Shekhawat Credits Modi Govt for 4 Crore Pucca Homes
Synopsis
Key Takeaways
Union Culture and Tourism Minister Gajendra Singh Shekhawat on Thursday, 28 May 2026, invoked decades of unfulfilled housing promises to argue that only the BJP-led government since 2014 has delivered tangible shelter to India's poorest families, citing a figure of more than 4 crore homes built over the past twelve years.
Context
Posting in Hindi on X, Shekhawat opened with a pointed reference to the 'Garibi Hatao' ('Remove Poverty') slogan that echoed through Indian politics for decades after Independence, arguing that slogans, announcements, and speeches left the poor without a permanent roof over their heads. He then contrasted that era with the post-2014 period, writing that a man who had 'not merely seen poverty but lived it' took charge as Prime Minister and converted a pledge made from the ramparts of the Red Fort into ground-level reality.
The minister's post directly references Prime Minister Narendra Modi, describing him as someone who rose from a poor family and therefore understood — and could genuinely address — the pain of poverty. The framing is a recurring BJP electoral and governance narrative that positions welfare delivery as a personal mission rather than a bureaucratic exercise.
Policy Backdrop
The housing push Shekhawat refers to is anchored in the Pradhan Mantri Awas Yojana (PMAY), launched in 2015 with initial targets covering rural and urban poor households. The scheme has been extended and its targets revised upward through successive Union Budgets, with rural and urban components running in parallel under separate implementation frameworks. PMAY is complemented by allied programmes such as the Swachh Bharat Mission and Ujjwala Yojana, which together form the central government's 'saturation delivery' approach to basic amenities.
The 'Garibi Hatao' slogan was first popularised by Indira Gandhi during the 1971 general elections and was subsequently attached to poverty-alleviation programmes under the Fifth Five Year Plan. Critics across the political spectrum have long argued that the programmes of that era failed to produce commensurate outcomes for the rural and urban poor, a charge the BJP has consistently leveraged in its own political messaging.
Stakeholders and Impact
The primary beneficiaries of PMAY are rural and urban poor households, including landless labourers, marginal farmers, and low-income urban workers who previously lived in kutcha or semi-permanent structures. A pucca house under the scheme comes with financial assistance, a toilet under Swachh Bharat norms, and, in many cases, an LPG connection under Ujjwala — making each unit a composite welfare delivery point rather than shelter alone.

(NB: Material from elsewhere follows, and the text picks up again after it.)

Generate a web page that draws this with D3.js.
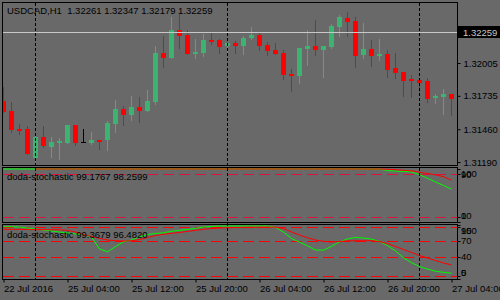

Shekhawat's post frames the 4 crore families as having received, for the first time, 'their own roof, their own courtyard, and the right to live with dignity' — 'अपनी छत, अपना आंगन और सम्मान से जीने का अधिकार'. The political significance of this constituency — first-generation homeowners who are also first-time formal beneficiaries — is considerable ahead of any future electoral cycle.
What's Next
Attention will now turn to the next phase of PMAY-Gramin target completion reports and any fresh budgetary allocations expected in the upcoming Union Budget. Parliamentary questions on rural housing coverage gaps and the pace of construction in lagging states are likely to intensify scrutiny of the cumulative figures cited by the government. Whether the administration tables an updated official dashboard confirming the 4 crore milestone will be closely watched by opposition benches and independent policy analysts alike.